The filmmaker, known for critically-acclaimed movies "I Am" and "My Brother... Nikhil", will be serving in the jury of short film competition at the 2021 Indian Film Festival of Melbourne (IFFM), along with actor Richa Chadha.
The theme of this year's competition is modern slavery and equality.
The National award-winning director believes it is imperative that people raise their voice against discrimination.
"I feel it is more important that we all start speaking about the worst forms of humanity, where one human being is powerful enough to humiliate, oppress and exploit another human.
"Every day we hear in the news about someone not allowed to enter religious places because of their caste, religion or for being a woman. Inequality is glaring at us and telling us what a shame it is that we live in a world with so much inequality," Onir told PTI in an interview.
The filmmaker, who has been a vocal member of the LGBTQ community, said the fraternity is often not treated at par with others.
Even after the Supreme Court ruling, which struck down the draconian Section 377 of the Indian Penal Code (IPC) that criminalised gay sex, things remain the same for the people from the community, Onir said.

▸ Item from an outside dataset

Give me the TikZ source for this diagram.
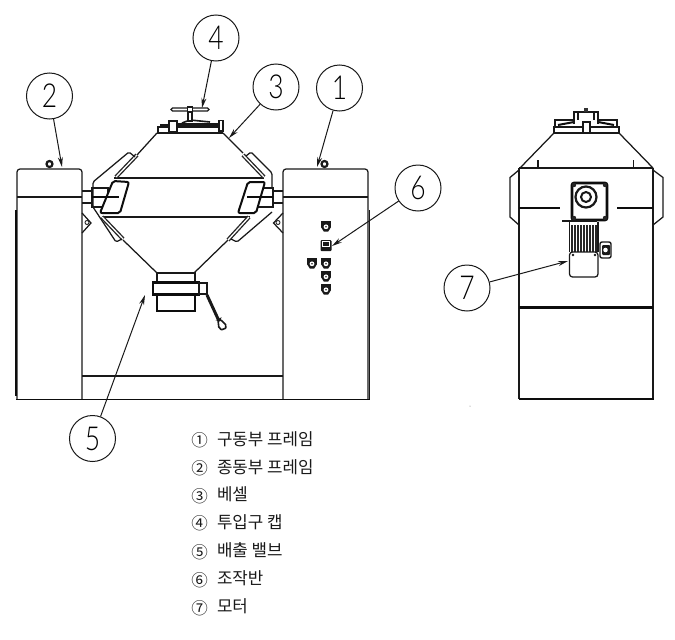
\documentclass[tikz,border=0pt]{standalone}
\usepackage{fontspec}
\usetikzlibrary{arrows.meta}
\newfontfamily\krfont{Noto Sans CJK KR}
\newfontfamily\digfont{Lato Light}
\tikzset{
  x=1pt,y=-1pt,
  ln/.style={line width=1.25pt,black!90},
  thin ln/.style={line width=.9pt,black!85},
  thick ln/.style={line width=2pt,black!95},
  heavy ln/.style={line width=3pt,black!95},
  callout/.style={circle,draw=black!90,line width=1pt,minimum size=46pt,inner sep=0pt,fill=white,font=\digfont\fontsize{33}{33}\selectfont},
  leader/.style={line width=1pt,black!90,-{Stealth[length=10pt,width=5pt]}},
  listnum/.style={anchor=center,font=\krfont\fontsize{16.5}{16.5}\selectfont,text=black!90},
  listtxt/.style={anchor=west,font=\krfont\fontsize{16.8}{16.8}\selectfont,text=black!90},
}
\newcommand{\digit}[1]{\scalebox{.8}[1]{#1}}
\newcommand{\shieldicon}[2]{%
  \fill[black!90] (#1-4.8,#2-4.8) -- (#1+4.8,#2-4.8) -- (#1+4.8,#2+1.5) -- (#1+2.2,#2+5.5) -- (#1-2.2,#2+5.5) -- (#1-4.8,#2+1.5) -- cycle;
  \fill[white] (#1,#2+.8) circle (2.4);
  \fill[black!85] (#1,#2+.8) circle (.9);
}
\begin{document}
\begin{tikzpicture}
\useasboundingbox (0,0) rectangle (675,640);
\fill[white] (0,0) rectangle (675,640);

% ---------- front view: frames
\draw[ln,rounded corners=3pt] (82,399.5) -- (82,169) -- (17,169) -- (17,399.5);
\draw[ln,rounded corners=3pt] (283,399.5) -- (283,169) -- (368,169) -- (368,399.5);
\draw[ln] (17,197) -- (82,197);
\draw[ln] (283,197) -- (368,197);
\draw[thick ln] (15.8,210) -- (15.8,396);
\draw[ln] (369.3,210) -- (369.3,399.5);
\draw[line width=1.5pt,black!95] (16,399.5) -- (369.5,399.5);
\draw[ln] (82,376) -- (283,376);
% bolts
\draw[line width=2.2pt,black!90] (49.5,164) circle (3);
\draw[line width=2.2pt,black!90] (324.5,164) circle (3);
% mounts
\draw[ln] (82,213) -- (91,223) -- (82,233);
\draw[thin ln] (87,222.5) circle (2);
\draw[ln] (283,213) -- (273.5,223) -- (283,233);
\draw[thin ln] (278,222.5) circle (2);
% shafts
\draw[ln] (82,191) -- (92,191) (82,203) -- (92,203);
\draw[ln] (273,191) -- (283,191) (273,203) -- (283,203);
\draw[ln] (92,188) rectangle (108,207);
\draw[ln] (258,188) -- (273,188) -- (273,207) -- (252,207);

% ---------- vessel
\draw[ln] (157,133) -- (137,155);
\draw[ln] (223,133) -- (243,153);
\draw[ln] (123,240) -- (157,273);
\draw[ln] (228,240) -- (194,273);
\draw[ln] (114,178) -- (264,178);
\draw[ln] (102,217) -- (250,217);
% hatched bars
\draw[line width=4pt,black!85] (137,155) -- (116,177);
\draw[line width=1.3pt,white] (137,155) -- (116,177);
\draw[line width=4pt,black!85] (243,155) -- (264,177);
\draw[line width=1.3pt,white] (243,155) -- (264,177);
\draw[line width=4pt,black!85] (102,217) -- (123,239);
\draw[line width=1.3pt,white] (102,217) -- (123,239);
\draw[line width=4pt,black!85] (249,217) -- (228,240);
\draw[line width=1.3pt,white] (249,217) -- (228,240);
% brackets
\draw[ln,rounded corners=1.5pt] (135,157) -- (129,152) -- (93,182) -- (93,207) -- (116,242) -- (122,239);
\draw[ln,rounded corners=1.5pt] (246,156) -- (251,152) -- (272,173) -- (272,188);
\draw[ln,rounded corners=1.5pt] (272,212) -- (237,242) -- (231,239);
% plates
\draw[thick ln,fill=white,rounded corners=2pt] (100,213) -- (113,181) -- (129,182) -- (120,213) -- cycle;
\draw[thick ln,fill=white,rounded corners=2pt] (238,213) -- (248,182) -- (265,182) -- (256,213) -- cycle;
\draw[thick ln] (92,197) -- (119,197);
\draw[thick ln] (247,197) -- (273,197);

% ---------- charging cap
\draw[ln,fill=white] (158,133) -- (158,127) -- (222,127) -- (222,133) -- cycle;
\draw[ln] (161,127) -- (161,125) -- (169,125);
\fill[black!90] (177,123) rectangle (219,127);
\draw[ln,fill=white] (169,121) rectangle (177,132);
\draw[ln,fill=white] (219,120.5) rectangle (223,131);
\draw[line width=1.6pt,black!90] (182,123) -- (190,120) -- (210,122);
\draw[ln,fill=white] (188,112) rectangle (192,121);
\draw[ln,fill=white,rounded corners=1.5pt] (171,108) rectangle (209,111);
\draw[ln,fill=white] (187.5,107) rectangle (192.5,112);

% ---------- discharge valve
\draw[ln] (157,273) rectangle (195,282);
\draw[line width=2.2pt,black!95] (157,295) -- (157,311) -- (195,311) -- (195,295);
\draw[line width=2.8pt,black!95] (153,282.5) rectangle (199,294.5);
\draw[ln] (199,283) rectangle (207,294);
\draw[line width=3pt,black!90] (207,295) -- (219,321);
\draw[line width=1.6pt,black!90,rounded corners=2pt] (218,320) -- (220,319) -- (227,326) -- (224,330) -- (219,329) -- cycle;

% ---------- control panel
\shieldicon{326}{226}
\fill[black!90,rounded corners=1pt] (320.5,240) rectangle (331.5,251);
\draw[white,line width=.9pt] (322.8,241.5) rectangle (329.2,246);
\shieldicon{312}{263}
\shieldicon{326}{263}
\shieldicon{326}{276}
\shieldicon{326}{289}

% ---------- side view: body
\draw[ln] (554,133) -- (520,168);
\draw[ln] (619,133) -- (653,168);
\draw[ln] (519,168) -- (653,168);
\draw[ln] (538,168) -- (538,160) (633.5,168) -- (633.5,160);
\draw[line width=1.6pt,black!90] (519,168) -- (519,399);
\draw[line width=1.6pt,black!90] (653,168) -- (653,399);
\draw[line width=1.5pt,black!95] (518.5,399) -- (653.5,399);
\draw[heavy ln] (519,307) -- (653,307);
\draw[thick ln] (519,208) -- (560,208) (617,208) -- (653,208);
\draw[ln] (519,170) -- (510,177.5) -- (510,217) -- (519,225);
\draw[ln] (653,170) -- (663,177.5) -- (663,217) -- (653,225);
% side view: cap
\draw[ln] (554,127) rectangle (619,133);
\draw[ln] (555,127) -- (555,120) -- (574,120) (598,120) -- (617,120) -- (617,127);
\draw[thick ln] (558,125) -- (574,122) (598,122) -- (614,125);
\draw[ln] (574,124) -- (574,112) -- (598,112) -- (598,124);
\draw[ln] (578,112) -- (578,120) (594,112) -- (594,120);
\fill[black!80] (584,108) rectangle (588,112);
\draw[line width=1.4pt,black!90,fill=white] (583,122) rectangle (590,133);
% side view: motor
\draw[line width=2.6pt,black!95,rounded corners=2pt] (572,183) rectangle (607,220);
\draw[line width=2.2pt,black!90] (586,197) circle (10.5);
\draw[line width=2pt,black!90] (586,197) circle (5);
\foreach \a/\b in {574/185,605/185,574/218,605/218}{\fill[black!85] (\a,\b) circle (2.2);}
\draw[line width=1.7pt,black!90] (562,221) -- (597,221);
\draw[ln] (569.5,222) -- (569.5,252) (598,222) -- (598,252);
\foreach \f in {572,575,578,581,584,587,590,593,596}{\draw[line width=1.3pt,black!85] (\f,225) -- (\f,252);}
\draw[ln,fill=white,rounded corners=3pt] (569.5,252) -- (569.5,277) -- (598,277) -- (598,252) -- cycle;
\fill[black!90] (573,255) circle (1.3) (595,255) circle (1.3);
\draw[line width=1.4pt,black!90,fill=white,rounded corners=2pt] (600,242) rectangle (611,258);
\fill[black!90,rounded corners=1pt] (602,245) rectangle (610,255);
\fill[white] (605.5,250) circle (2.3);

% ---------- stray speck
\fill[black!55] (470,406) circle (.5);

% ---------- callouts
\coordinate (t1) at (317,167);
\coordinate (t2) at (62,167);
\coordinate (t3) at (229,138);
\coordinate (t4) at (202,108);
\coordinate (t5) at (145,295);
\coordinate (t6) at (332,246);
\coordinate (t7) at (568,261);
\node[callout] (c1) at (339.5,88) {\digit{1}};
\node[callout] (c2) at (49.5,96) {\digit{2}};
\node[callout] (c3) at (276,87) {\digit{3}};
\node[callout] (c4) at (216,38) {\digit{4}};
\node[callout] (c5) at (92.5,438.5) {\digit{5}};
\node[callout] (c6) at (418,188) {\digit{6}};
\node[callout] (c7) at (467,288) {\digit{7}};
\foreach \n in {1,...,7}{\draw[leader] (c\n) -- (t\n);}

% ---------- legend
\node[listnum] (n1) at (199.5,440) {①};
\node[listtxt] (l1) at (213.5,439) {구동부 프레임};
\node[listnum] (n2) at (199.5,468) {②};
\node[listtxt] (l2) at (213.5,467) {종동부 프레임};
\node[listnum] (n3) at (199.5,496) {③};
\node[listtxt] (l3) at (213.5,494) {베셀};
\node[listnum] (n4) at (199.5,523) {④};
\node[listtxt] (l4) at (213.5,522) {투입구 캡};
\node[listnum] (n5) at (199.5,552) {⑤};
\node[listtxt] (l5) at (213.5,550) {배출 밸브};
\node[listnum] (n6) at (199.5,580) {⑥};
\node[listtxt] (l6) at (213.5,578) {조작반};
\node[listnum] (n7) at (199.5,608) {⑦};
\node[listtxt] (l7) at (213.5,606) {모터};
\end{tikzpicture}
\end{document}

"Being a part of LGBTQ community even before it was decriminalised, you are treated as an unequal citizen. Similarly, we are decriminalised by law but we still don't have equal rights even though we live in a democratic country.

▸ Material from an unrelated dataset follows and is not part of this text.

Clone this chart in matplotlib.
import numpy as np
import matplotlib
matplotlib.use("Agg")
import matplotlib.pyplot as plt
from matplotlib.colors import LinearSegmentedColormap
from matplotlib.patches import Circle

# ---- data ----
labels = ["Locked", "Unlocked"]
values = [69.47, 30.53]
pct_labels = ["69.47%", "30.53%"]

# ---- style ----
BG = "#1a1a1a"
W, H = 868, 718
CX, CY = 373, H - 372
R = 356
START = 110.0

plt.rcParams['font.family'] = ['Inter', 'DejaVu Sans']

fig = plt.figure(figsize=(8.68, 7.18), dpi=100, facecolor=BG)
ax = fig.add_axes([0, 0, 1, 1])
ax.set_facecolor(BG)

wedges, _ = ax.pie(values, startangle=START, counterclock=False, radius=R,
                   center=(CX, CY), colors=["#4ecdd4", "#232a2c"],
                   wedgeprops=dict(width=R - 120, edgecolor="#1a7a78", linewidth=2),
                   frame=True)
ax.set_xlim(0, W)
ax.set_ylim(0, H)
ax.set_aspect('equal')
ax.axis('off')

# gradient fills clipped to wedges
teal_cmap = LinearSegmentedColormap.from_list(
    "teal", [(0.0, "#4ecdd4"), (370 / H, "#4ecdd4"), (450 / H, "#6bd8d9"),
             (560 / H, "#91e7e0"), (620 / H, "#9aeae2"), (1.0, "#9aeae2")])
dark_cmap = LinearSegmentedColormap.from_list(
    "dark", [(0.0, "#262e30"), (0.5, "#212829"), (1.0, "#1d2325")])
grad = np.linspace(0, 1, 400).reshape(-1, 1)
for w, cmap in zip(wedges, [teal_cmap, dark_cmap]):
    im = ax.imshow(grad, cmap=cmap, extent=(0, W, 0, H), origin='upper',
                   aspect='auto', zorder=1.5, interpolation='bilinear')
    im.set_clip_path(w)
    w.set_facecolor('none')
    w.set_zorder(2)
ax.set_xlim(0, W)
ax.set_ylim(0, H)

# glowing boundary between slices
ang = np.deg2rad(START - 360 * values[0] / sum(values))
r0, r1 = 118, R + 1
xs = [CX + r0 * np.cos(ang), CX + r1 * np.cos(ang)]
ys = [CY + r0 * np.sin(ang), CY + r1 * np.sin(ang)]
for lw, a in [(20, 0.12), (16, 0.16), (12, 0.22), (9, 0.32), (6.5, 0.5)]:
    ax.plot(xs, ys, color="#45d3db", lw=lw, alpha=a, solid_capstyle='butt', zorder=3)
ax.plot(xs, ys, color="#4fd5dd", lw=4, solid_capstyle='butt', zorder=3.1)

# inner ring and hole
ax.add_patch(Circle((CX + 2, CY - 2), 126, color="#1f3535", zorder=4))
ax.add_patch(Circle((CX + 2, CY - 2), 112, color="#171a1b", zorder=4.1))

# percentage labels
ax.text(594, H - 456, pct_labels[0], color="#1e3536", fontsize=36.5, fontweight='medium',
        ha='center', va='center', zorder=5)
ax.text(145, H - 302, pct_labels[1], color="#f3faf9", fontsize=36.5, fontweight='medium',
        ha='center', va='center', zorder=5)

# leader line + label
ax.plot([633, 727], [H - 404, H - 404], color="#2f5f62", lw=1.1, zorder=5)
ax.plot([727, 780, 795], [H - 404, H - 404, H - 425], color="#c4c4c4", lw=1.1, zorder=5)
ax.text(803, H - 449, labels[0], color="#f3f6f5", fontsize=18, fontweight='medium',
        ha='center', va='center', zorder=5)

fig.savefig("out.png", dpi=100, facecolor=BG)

"Being unequal is part of our daily existence... All this is a horrific form of humanity and we all need to address that much more," he added.
The filmmaker believes that Indian cinema has often avoided showcasing these issues as it only caters to a "certain class" of the society.
"I don't think we have done enough representation talking about these issues because cinema caters very often to a certain class, which is oppressive," Onir said.
As for IFFM, the filmmaker hailed the festival for celebrating cinema despite the coronavirus pandemic.
"Indian Film Festival of Melbourne is very special and so many people wait for it as it is a huge event. The festival director made it possible that films from all over India are showcased there.
"The festival is still happening as it shows that it is important to celebrate the spirit of cinema despite all the odds," Onir said.
He believes that the format of short films is "super empowering" but it needs to still open up.
"I have been exposed to it since college days watching them from all over the world. In 2011, 'I Am' had four short stories. It empowered me.
"There are more festivals happening on short films, there are varied movies that are taken up platforms. It is important that consumers and distributors start paying for the content so that makers are empowered to make more short films," Onir said.
The physical event of IFFM will run from August 12 to 20, while its Australia-wide online edition will take place from August 15 to 30,August 15 to 30.